Besteht dagegen für Mehrfachabmahnungen ein sachlicher Grund, z.B. unterschiedliche örtliche Besonderheiten, so können auch solche Mehrfachabmahnungen rechtmäßig sein.
- Überzogener Gegenstandwert/Kurze Fristen
Das LG Bochum hat eine Abmahnung als rechtsmissbräuchlich angesehen, bei der der seitens des Anwalts angesetzte Gegenstandwert der Bedeutung der Sache nicht angemessen war und die Fristen für die Abgabe der Unterlassungserklärung und Zahlung der Gebühren besonders kurz waren und am gleichen Tag abliefen (LG Bochum, Urteil v. 13.07.2010, 12 O 235/10)
- Unverhältnismäßiger Druck auf den Abgemahnten
Das LG Bochum befand auch die Geltendmachung eines Unterlassungsanspruchs gegen das wettbewerbswidrig handelnde Unternehmen und gleichzeitig gegen dessen Geschäftsführerin ohne besonderen sachlichen Grund als unverhältnismäßig. Durch darüber hinaus sehr eng gesetzte Fristen hätte ein unsachgemäßer Druck aufgebaut werden sollen, der nicht in erster Linie wettbewerbsrechtlich motiviert gewesen sei (LG Bochum, Urteil v. 21.04.2010, 13 O 261/09).
- Nur abstrakt bestehendes Wettbewerbsverhältnis
Ein Rechtsanwalt, der in Berlin ein Bauunternehmen betrieb, hatte in Rosenheim ein Bauunternehmen wegen irreführender Werbung abgemahnt. Nach Auffassung des BGH bestand wegen der großen räumlichen Entfernung allenfalls ein abstraktes Wettbewerbsverhältnis. Tatsächlich war ein Aufeinandertreffen beider Unternehmen am Markt eher unwahrscheinlich. Der BGH erkannte daher auf Rechtsmissbrauch4.

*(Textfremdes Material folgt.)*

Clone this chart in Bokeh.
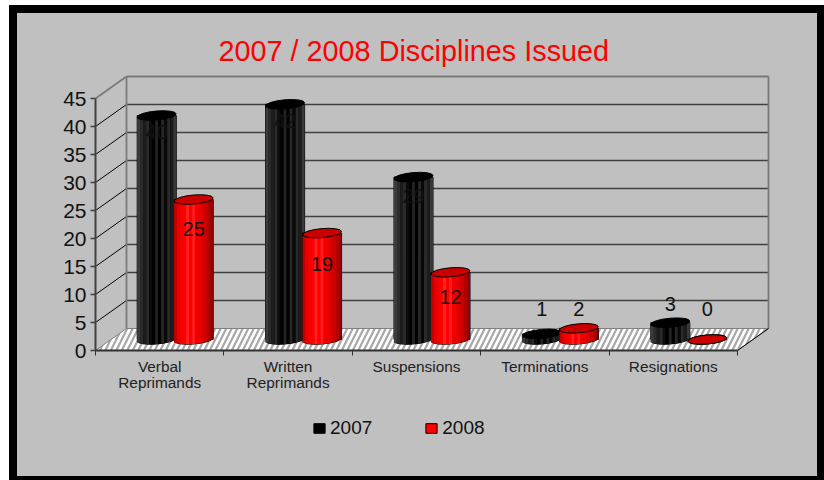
from bokeh.embed import file_html
from bokeh.layouts import column
from bokeh.models import ColumnDataSource, FixedTicker, Legend, LegendItem, LinearAxis, Range1d
from bokeh.plotting import figure
from bokeh.resources import INLINE
from bokeh.core.properties import value
import math

# ---- data ----
categories = ["Verbal\nReprimands", "Written\nReprimands", "Suspensions", "Terminations", "Resignations"]
values_2007 = [40, 42, 29, 1, 3]
values_2008 = [25, 19, 12, 2, 0]
y_ticks = [0, 5, 10, 15, 20, 25, 30, 35, 40, 45]
title_text = "2007 / 2008 Disciplines Issued"

# ---- geometry / style ----
FONT = "Liberation Sans"
GRAY = "#c0c0c0"
FRAME_W, FRAME_H = 800, 406
LEFT_PAD, BOTTOM_PAD = 78, 126     # frame pixels left of / below the chart origin
PX_X, PX_Y = 128.4, 5.6            # pixels per category / per value unit
DEPTH_X, DEPTH_Y = 31 / PX_X, 22 / PX_Y
BAR_W = 39 / PX_X
DODGE = 0.144
ELL_H = 9
TILT = 0.085
STRIPE_PX = 3
stripes_2007 = ["#3c3c3c", "#2c2c2c", "#1c1c1c", "#2a2a2a", "#0c0c0c", "#000000", "#222222",
                "#000000", "#262626", "#080808", "#2a2a2a", "#1c1c1c", "#383838"]
stripes_2008 = ["#c40000", "#e60000", "#f40000", "#ff0000", "#ff2222", "#ff0000", "#ff1c1c",
                "#f20000", "#ea0000", "#d80000", "#c80000", "#b00000", "#8e0000"]
# pixel shift of each data label from the cylinder top
label_dy_2007 = [-16, -17, -19, 25, 19]
label_dy_2008 = [-29, -31, -25, 19, 31]

p = figure(width=800, height=463, frame_width=FRAME_W, frame_height=FRAME_H,
           min_border_left=0, min_border_right=0, min_border_top=57, min_border_bottom=0,
           x_range=Range1d(-LEFT_PAD / PX_X, (FRAME_W - LEFT_PAD) / PX_X),
           y_range=Range1d(-BOTTOM_PAD / PX_Y, (FRAME_H - BOTTOM_PAD) / PX_Y),
           x_axis_type=None, y_axis_type=None, output_backend="svg", toolbar_location=None,
           background_fill_color=GRAY, border_fill_color=GRAY, outline_line_color=None,
           margin=0)
p.grid.visible = False

p.title.text = title_text
p.title.text_font = FONT
p.title.text_font_size = "28.8px"
p.title.text_font_style = "normal"
p.title.text_color = "#ff0000"
p.title.align = "left"
p.title.offset = 201
p.title.standoff = 7

n = len(categories)

# floor
p.patch([0, n, n + DEPTH_X, DEPTH_X], [0, 0, DEPTH_Y, DEPTH_Y], fill_color="white", line_color="#808080",
        line_width=1, hatch_pattern="right_diagonal_line", hatch_color="#a8a8a8", hatch_scale=11, hatch_weight=2.2)

# walls: grid lines on the back wall and side wall
wall = [t for t in y_ticks if t > 0]
top = wall[-1]
mid = wall[:-1]
p.segment(x0=[DEPTH_X] * len(mid), y0=[t + DEPTH_Y for t in mid], x1=[n + DEPTH_X] * len(mid),
          y1=[t + DEPTH_Y for t in mid], line_color="#404040", line_width=1.5)
p.segment(x0=[0] * len(mid), y0=mid, x1=[DEPTH_X] * len(mid), y1=[t + DEPTH_Y for t in mid],
          line_color="#000000", line_width=1)
p.segment(x0=[DEPTH_X, 0, DEPTH_X, n + DEPTH_X], y0=[top + DEPTH_Y, top, DEPTH_Y, DEPTH_Y],
          x1=[n + DEPTH_X, DEPTH_X, DEPTH_X, n + DEPTH_X], y1=[top + DEPTH_Y, top + DEPTH_Y, top + DEPTH_Y, top + DEPTH_Y],
          line_color="#7a7a7a", line_width=1.8)
p.segment(x0=[n], y0=[0], x1=[n + DEPTH_X], y1=[DEPTH_Y], line_color="#000000", line_width=1)


def cylinders(vals, shift, stripes, body, top_fill, edge):
    xs = [k + 0.5 + shift + DEPTH_X / 2 for k in range(n)]
    base = DEPTH_Y / 2
    tops = [v + base for v in vals]
    bases = [base] * n
    p.ellipse(x=xs, y=bases, width=39, height=ELL_H, width_units="screen", height_units="screen",
              angle=TILT, fill_color=body, line_color=edge, line_width=1)
    quad = p.quad(left=[x - BAR_W / 2 for x in xs], right=[x + BAR_W / 2 for x in xs], bottom=bases, top=tops,
                  fill_color=body, line_color=edge, line_width=1)
    x0, y0, y1, col = [], [], [], []
    m = len(stripes)
    for x, v in zip(xs, vals):
        if v == 0:
            continue
        for i, c in enumerate(stripes):
            off = (i - (m - 1) / 2) * STRIPE_PX
            t = off / 19.5
            drop = (ELL_H / 2 * math.sqrt(max(0, 1 - t * t)) - off * math.tan(TILT)) / PX_Y
            x0.append(x + off / PX_X)
            y0.append(base - drop)
            y1.append(base + v - drop)
            col.append(c)
    p.segment(x0=x0, y0=y0, x1=x0, y1=y1, line_color=col, line_width=STRIPE_PX, line_cap="butt")
    p.ellipse(x=xs, y=tops, width=39, height=ELL_H, width_units="screen", height_units="screen",
              angle=TILT, fill_color=top_fill, line_color="#000000", line_width=1)
    return quad, xs, tops


q07, xs07, tops07 = cylinders(values_2007, -DODGE, stripes_2007, "#000000", "#000000", "#000000")
q08, xs08, tops08 = cylinders(values_2008, DODGE, stripes_2008, "#ff0000", "#c80000", "#000000")

# data labels
for xs, tops, vals, dys in ((xs07, tops07, values_2007, label_dy_2007), (xs08, tops08, values_2008, label_dy_2008)):
    src = ColumnDataSource(dict(x=xs, y=tops, t=[str(v) for v in vals], dy=[-d for d in dys]))
    p.text(x="x", y="y", text="t", y_offset="dy", source=src, text_align="center", text_baseline="middle",
           text_font=value(FONT), text_font_size="20px", text_color="#111111")

# axes (pinned at the chart origin inside the frame)
yax = LinearAxis(ticker=FixedTicker(ticks=y_ticks), bounds=(0, 45), fixed_location=0)
yax.axis_line_color = "#404040"
yax.axis_line_width = 2
yax.major_tick_line_color = "#404040"
yax.major_tick_line_width = 1.5
yax.major_tick_in = 0
yax.major_tick_out = 5
yax.minor_tick_line_color = None
yax.major_label_standoff = 4
yax.major_label_text_font = FONT
yax.major_label_text_font_size = "21px"
yax.major_label_text_color = "#111111"
p.add_layout(yax, "left")

centers = [k + 0.5 for k in range(n)]
xax = LinearAxis(ticker=FixedTicker(ticks=centers, minor_ticks=list(range(n + 1))), bounds=(0, n), fixed_location=0)
xax.major_label_overrides = {c: lab for c, lab in zip(centers, categories)}
xax.axis_line_color = "#303030"
xax.axis_line_width = 2
xax.major_tick_in = 0
xax.major_tick_out = 0
xax.major_tick_line_color = None
xax.minor_tick_in = 0
xax.minor_tick_out = 5
xax.minor_tick_line_color = "#303030"
xax.minor_tick_line_width = 1
xax.major_label_standoff = 2
xax.major_label_text_font = FONT
xax.major_label_text_font_size = "15.4px"
xax.major_label_text_line_height = 0.98
xax.major_label_text_color = "#222222"
p.add_layout(xax, "below")

# legend
legend = Legend(items=[LegendItem(label="2007", renderers=[q07]), LegendItem(label="2008", renderers=[q08])],
                orientation="horizontal", location=(295, 37), padding=0, margin=0, spacing=52,
                glyph_width=14, glyph_height=12, label_standoff=4, label_text_font=FONT,
                label_text_font_size="19px", label_text_color="#111111", background_fill_alpha=0,
                border_line_color=None, label_height=12)
p.add_layout(legend, "center")

inner = column(p, width=800, height=463, margin=(8, 7, 4, 8), styles={"background-color": GRAY})
page = column(inner, width=815, height=475, margin=(5, 0, 0, 9), styles={"background-color": "#000000"})
open("out.html", "w").write(file_html(page, INLINE))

- Zahl der ausgesprochenen Abmahnungen
Der Berliner Rechtsanwalt unterlag auch deshalb, weil er in einem Jahr über 150 Abmahnungen versandt hatte. Diese Zahl ließ nach Auffassung des BGH klar die im Vordergrund stehende Gebührenerzielungsabsicht des Anwalts, nicht aber das Interesse an einer Marktbereinigung erkennen. Eine solche Verselbständigung der Abmahn- und Rechtsverfolgungstätigkeit von der eigentlichen Tätigkeit als Wettbewerber stünde mit der Zielsetzung des Wettbewerbsrechts in diametralem Widerspruch (BGH Urteil v. 06.04.2000, I ZR 67/98).
- Überwiegend sachfremde Ziele
Die Unzulässigkeit setzt nicht voraus, dass die Rechtsverfolgung ohne jedwede wettbewerbsrechtlichen Interessen betrieben würde. Entscheidend ist, wenn überwiegend das Gebührenerzielungsinteresse, das Interesse, den Gegner zu schädigen oder generell zu belasten, im Vordergrund steht (OLG Hamm, Urteil v 29.06.2010, I - 4 U 24/10).
Wichtig: Rechtsmissbrauch im Gesamtzusammenhang prüfen
Der BGH warnt vor schematischer Verallgemeinerung. So genüge der Umstand, dass eine Abmahnung auch andere als wettbewerbsrechtliche Ziele verfolge, sich z.B. als Retourkutsche darstelle, allein für die Annahme des Missbrauchs nicht. Entscheidend ist immer eine Gesamtbewertung der widerstreitenden Interessen, das Gewicht der wettbewerbsrechtlichen Verletzung sowie die Ausräumung der Wiederholungsgefahr, an der der Wettbewerber grundsätzlich ein berechtigtes Interesse hat.